Поэтому мечтать и заботиться об оригинальной русской, славянской или нововосточной культуре можно, и позволительно даже искать ее. Позволительно и логично мечтать о государственной силе и славе, ибо это бывало; позволительно и логично желать для действительной жизни больше поэзии, более изящных и красивых форм (например, в одеждах, танцах, постройках и т. д.), ибо это бывало и кое-где (в Азии, например) есть и до сих пор. Позволительно надеяться на глубокие перевороты в области философского мышления, даже на отрицательное отношение к нынешнему утилитаризму, ибо и подобные умственные перевороты, разрушительные для прежней мысли, созидающие для нового общества, бывали (например, в то время, когда христианское духовенство разрушало языческие храмы и вообще произведения эллино-римской культуры; мысль царила другая, не та, что царила у язычников)… Все это возможно.

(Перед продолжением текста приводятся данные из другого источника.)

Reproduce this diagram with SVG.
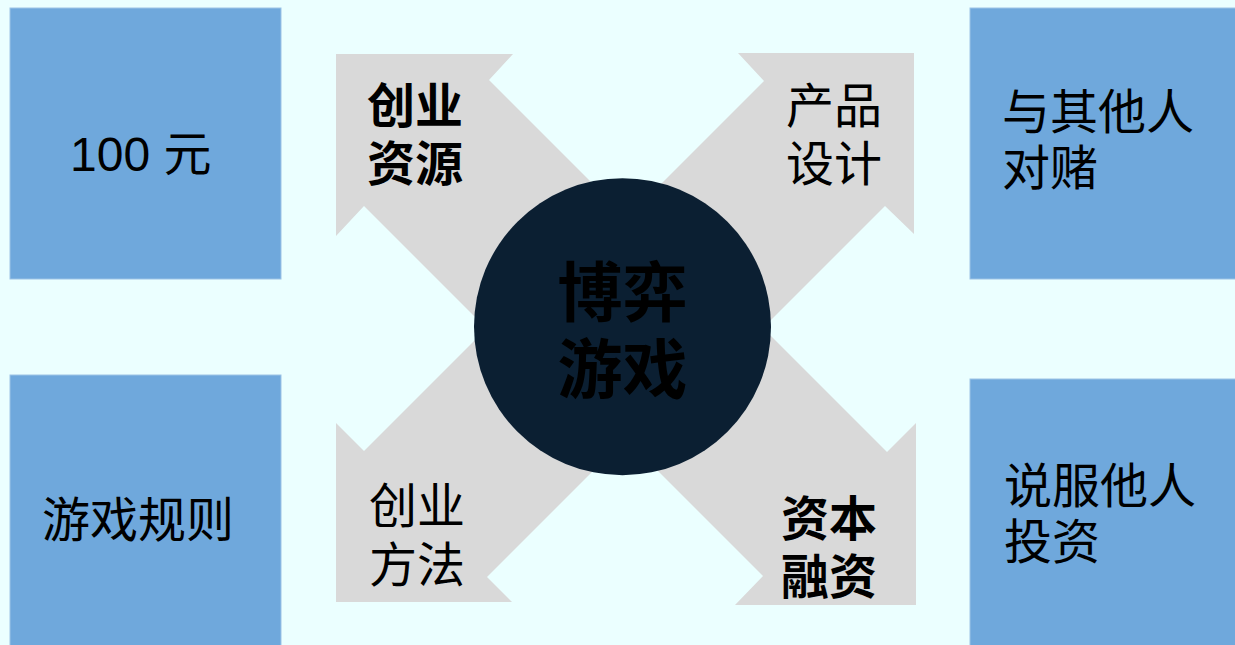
<svg xmlns="http://www.w3.org/2000/svg" width="1235" height="645" viewBox="0 0 1235 645">
<style>
.box{fill:#6FA8DC;stroke:#9DC3E6;stroke-width:1}
.arrow{fill:#D9D9D9}
.t{font-family:"Noto Sans CJK SC","Noto Sans",sans-serif;font-size:48px;fill:#000}
.num{font-family:"Liberation Sans","Noto Sans CJK SC",sans-serif;font-size:48px;fill:#000}
.b{font-weight:bold}
.c{font-family:"Noto Sans CJK SC",sans-serif;font-size:65px;font-weight:bold;fill:#000;text-anchor:middle}
</style>
<rect width="1235" height="645" fill="#EBFFFF"/>
<g id="box-tl"><rect class="box" x="10" y="8" width="271" height="271"/><text class="num" x="70" y="171">100 元</text></g>
<g id="box-tr"><rect class="box" x="970" y="8" width="270" height="271"/><text class="t"><tspan x="1002" y="129">与其他人</tspan><tspan x="1002" y="185">对赌</tspan></text></g>
<g id="box-bl"><rect class="box" x="10" y="375" width="271" height="275"/><text class="t" x="42" y="537">游戏规则</text></g>
<g id="box-br"><rect class="box" x="970" y="379" width="270" height="271"/><text class="t"><tspan x="1004" y="503">说服他人</tspan><tspan x="1004" y="559">投资</tspan></text></g>
<g id="connectors">
<polygon id="arrow-tl" class="arrow" points="336,54 513,54 489,80 689,280 564,406 364,206 336,236"/>
<polygon id="arrow-tr" class="arrow" points="914,53 914,234 885,206 685,406 564,281 764,81 738,53"/>
<polygon id="arrow-bl" class="arrow" points="336,602 336,423 364,451 564,251 687,377 487,577 512,602"/>
<polygon id="arrow-br" class="arrow" points="916,605 735,605 763,576 563,376 687,252 887,452 916,423"/>
</g>
<g id="label-tl"><text class="t b"><tspan x="367" y="123">创业</tspan><tspan x="367" y="181">资源</tspan></text></g>
<g id="label-tr"><text class="t"><tspan x="786" y="123">产品</tspan><tspan x="786" y="181">设计</tspan></text></g>
<g id="label-bl"><text class="t"><tspan x="369" y="523">创业</tspan><tspan x="369" y="582">方法</tspan></text></g>
<g id="label-br"><text class="t b"><tspan x="781" y="536">资本</tspan><tspan x="781" y="594">融资</tspan></text></g>
<g id="center"><circle cx="622.5" cy="326.7" r="148.5" fill="#0B1F32"/><text class="c"><tspan x="622.5" y="316">博弈</tspan><tspan x="622.5" y="393">游戏</tspan></text></g>
</svg>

Но с точки зрения умственной непозволительно мечтать о всеобщей правде на земле, о какой-то всеобщей мистической любви, никому ясно даже и не понятной, нельзя мечтать о равномерном благоденствии. Даже в главном теперешнем вопросе, в вопросе социально-экономическом, можно, руководясь примером прошлого (а кое-где и настоящего), ожидать образования новых весьма принудительных общественных групп, новых горизонтальных юридических расслоений, рабочих, весьма деспотических и внутри вовсе не эгалитарных республик, вроде мирских монастырей; узаконения новых личных, сословных и цеховых привилегий…; ибо все это бывало и все это не противоречит в основании учению о реальных силах, от которого социальной науке уже невозможно отказаться… Можно, не изменяя науке и здравому смыслу, доходить даже до такой мысли, что вся земля будет разделена между подобными общинами и личная поземельная собственность будет когда-нибудь и где-нибудь уничтожена, можно думать об этой возможности и с отвращением, и с пристрастием, но каково бы ни было чувство наше при этой мысли, все равно оно имеет за собой правдоподобие; но не имеют правдоподобия ни психологически, ни исторически, ни социально, ни органически, ни космически — всеобщая равномерная правда, всеобщее равенство, всеобщая любовь, всеобщая справедливость, всеобщее благоденствие. Эти всеобщие блага не имеют даже и нравственного, морального правдоподобия: ибо высшая нравственность познается только в лишениях, в борьбе и опасностях… Лишая человека возможности высокой личной нравственной борьбы, вы лишаете все человечество морали, лишаете его нравственного элемента жизни. Высшая степень общественного благоденствия материального и высшая степень общей политической справедливости была бы высшая степень без-нравственности (я отделяю нарочно частицу без, чтобы мое слово не поняли в обыкновенном смысле разврата и мошенничеств; я предполагаю, что не будет тогда ни разврата, ни добродетелей; первый не будет допущен, а вторая будет не нужна… Так как все равны, и потому все одинаковы).